### REQUIRED TASK
Whenever a line contains the string "with", copy it out of the entries.

### SOURCE RECORDS
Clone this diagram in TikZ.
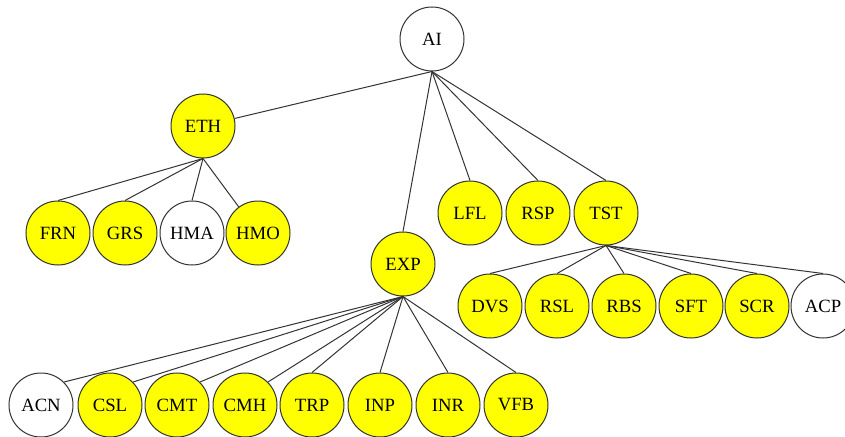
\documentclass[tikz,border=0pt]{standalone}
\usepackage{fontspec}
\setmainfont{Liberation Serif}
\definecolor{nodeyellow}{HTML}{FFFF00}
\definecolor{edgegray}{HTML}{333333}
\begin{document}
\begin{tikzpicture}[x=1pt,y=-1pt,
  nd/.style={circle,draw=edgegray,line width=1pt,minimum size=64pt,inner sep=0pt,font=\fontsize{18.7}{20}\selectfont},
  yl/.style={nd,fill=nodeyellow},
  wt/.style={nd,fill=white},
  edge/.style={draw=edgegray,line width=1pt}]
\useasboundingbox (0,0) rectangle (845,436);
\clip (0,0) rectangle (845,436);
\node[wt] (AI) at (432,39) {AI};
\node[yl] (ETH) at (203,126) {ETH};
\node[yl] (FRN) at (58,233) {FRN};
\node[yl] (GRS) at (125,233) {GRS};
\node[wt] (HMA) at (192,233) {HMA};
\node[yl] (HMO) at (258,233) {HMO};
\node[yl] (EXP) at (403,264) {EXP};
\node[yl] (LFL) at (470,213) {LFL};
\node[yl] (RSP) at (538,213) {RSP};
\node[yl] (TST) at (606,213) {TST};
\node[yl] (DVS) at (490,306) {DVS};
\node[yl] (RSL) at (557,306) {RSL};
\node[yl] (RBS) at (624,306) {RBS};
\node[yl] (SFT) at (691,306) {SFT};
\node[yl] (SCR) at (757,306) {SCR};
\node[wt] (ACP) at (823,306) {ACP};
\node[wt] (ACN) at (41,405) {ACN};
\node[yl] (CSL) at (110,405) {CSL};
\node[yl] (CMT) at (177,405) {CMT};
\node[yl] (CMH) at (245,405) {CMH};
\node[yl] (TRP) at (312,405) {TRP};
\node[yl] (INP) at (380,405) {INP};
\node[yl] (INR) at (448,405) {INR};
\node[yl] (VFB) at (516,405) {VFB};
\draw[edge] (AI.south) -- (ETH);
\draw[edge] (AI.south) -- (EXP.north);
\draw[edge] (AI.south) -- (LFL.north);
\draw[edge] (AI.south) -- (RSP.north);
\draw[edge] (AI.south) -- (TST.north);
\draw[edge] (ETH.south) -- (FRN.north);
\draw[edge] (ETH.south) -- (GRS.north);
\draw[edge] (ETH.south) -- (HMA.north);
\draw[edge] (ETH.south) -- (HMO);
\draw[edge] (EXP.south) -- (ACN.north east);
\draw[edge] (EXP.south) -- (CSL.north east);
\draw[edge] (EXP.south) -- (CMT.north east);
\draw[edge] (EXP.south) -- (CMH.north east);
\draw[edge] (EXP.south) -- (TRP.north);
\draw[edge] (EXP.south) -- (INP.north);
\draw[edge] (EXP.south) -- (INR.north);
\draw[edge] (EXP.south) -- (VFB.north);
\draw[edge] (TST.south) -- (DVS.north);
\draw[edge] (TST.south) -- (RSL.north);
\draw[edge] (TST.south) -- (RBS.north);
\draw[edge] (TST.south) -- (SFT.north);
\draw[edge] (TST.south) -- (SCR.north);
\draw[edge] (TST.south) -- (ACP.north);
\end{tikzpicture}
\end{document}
==
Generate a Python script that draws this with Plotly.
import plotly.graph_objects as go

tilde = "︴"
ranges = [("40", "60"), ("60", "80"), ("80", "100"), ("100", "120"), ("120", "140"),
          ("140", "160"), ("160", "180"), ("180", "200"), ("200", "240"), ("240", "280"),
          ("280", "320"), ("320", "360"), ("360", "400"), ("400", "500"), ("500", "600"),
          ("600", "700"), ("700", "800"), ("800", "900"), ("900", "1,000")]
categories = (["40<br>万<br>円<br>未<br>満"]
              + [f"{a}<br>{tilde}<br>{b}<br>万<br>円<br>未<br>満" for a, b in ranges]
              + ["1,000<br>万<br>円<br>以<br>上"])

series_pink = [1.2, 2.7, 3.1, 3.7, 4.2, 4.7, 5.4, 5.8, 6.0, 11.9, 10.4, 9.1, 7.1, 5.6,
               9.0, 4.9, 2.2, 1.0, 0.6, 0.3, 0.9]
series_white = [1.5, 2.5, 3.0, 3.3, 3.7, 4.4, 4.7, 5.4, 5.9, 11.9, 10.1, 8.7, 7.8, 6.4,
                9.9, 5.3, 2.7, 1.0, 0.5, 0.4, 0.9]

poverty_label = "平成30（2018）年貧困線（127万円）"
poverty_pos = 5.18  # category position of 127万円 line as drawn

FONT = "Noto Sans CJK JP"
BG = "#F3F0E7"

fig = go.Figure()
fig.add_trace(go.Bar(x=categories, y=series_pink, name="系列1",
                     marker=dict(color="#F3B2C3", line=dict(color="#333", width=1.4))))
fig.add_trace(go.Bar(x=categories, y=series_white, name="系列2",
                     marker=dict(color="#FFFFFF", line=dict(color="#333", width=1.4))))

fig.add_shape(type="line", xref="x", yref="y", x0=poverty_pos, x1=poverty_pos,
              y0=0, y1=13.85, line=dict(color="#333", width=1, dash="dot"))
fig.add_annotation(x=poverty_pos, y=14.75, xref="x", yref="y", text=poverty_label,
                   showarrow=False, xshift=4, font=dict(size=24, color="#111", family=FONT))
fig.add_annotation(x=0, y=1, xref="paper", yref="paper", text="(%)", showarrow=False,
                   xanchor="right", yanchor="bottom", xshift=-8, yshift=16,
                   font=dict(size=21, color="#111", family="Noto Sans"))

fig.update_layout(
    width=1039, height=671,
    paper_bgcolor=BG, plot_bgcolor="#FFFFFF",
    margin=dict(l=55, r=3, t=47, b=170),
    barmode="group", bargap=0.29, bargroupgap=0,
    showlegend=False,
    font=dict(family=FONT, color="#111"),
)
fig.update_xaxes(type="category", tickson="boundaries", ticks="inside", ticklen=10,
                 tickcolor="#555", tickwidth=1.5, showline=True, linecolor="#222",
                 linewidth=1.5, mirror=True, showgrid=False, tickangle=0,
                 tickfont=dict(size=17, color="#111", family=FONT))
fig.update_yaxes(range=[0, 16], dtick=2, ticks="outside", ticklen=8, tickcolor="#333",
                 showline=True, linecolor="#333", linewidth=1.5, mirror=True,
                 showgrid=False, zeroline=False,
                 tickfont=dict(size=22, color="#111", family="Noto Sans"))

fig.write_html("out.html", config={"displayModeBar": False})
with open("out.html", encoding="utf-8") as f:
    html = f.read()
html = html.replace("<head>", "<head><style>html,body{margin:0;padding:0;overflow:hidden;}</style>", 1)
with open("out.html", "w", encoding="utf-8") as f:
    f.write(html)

### RESPONSE TO THE TASK
Generate a Python script that draws this with Plotly.
with open("out.html", encoding="utf-8") as f:
with open("out.html", "w", encoding="utf-8") as f:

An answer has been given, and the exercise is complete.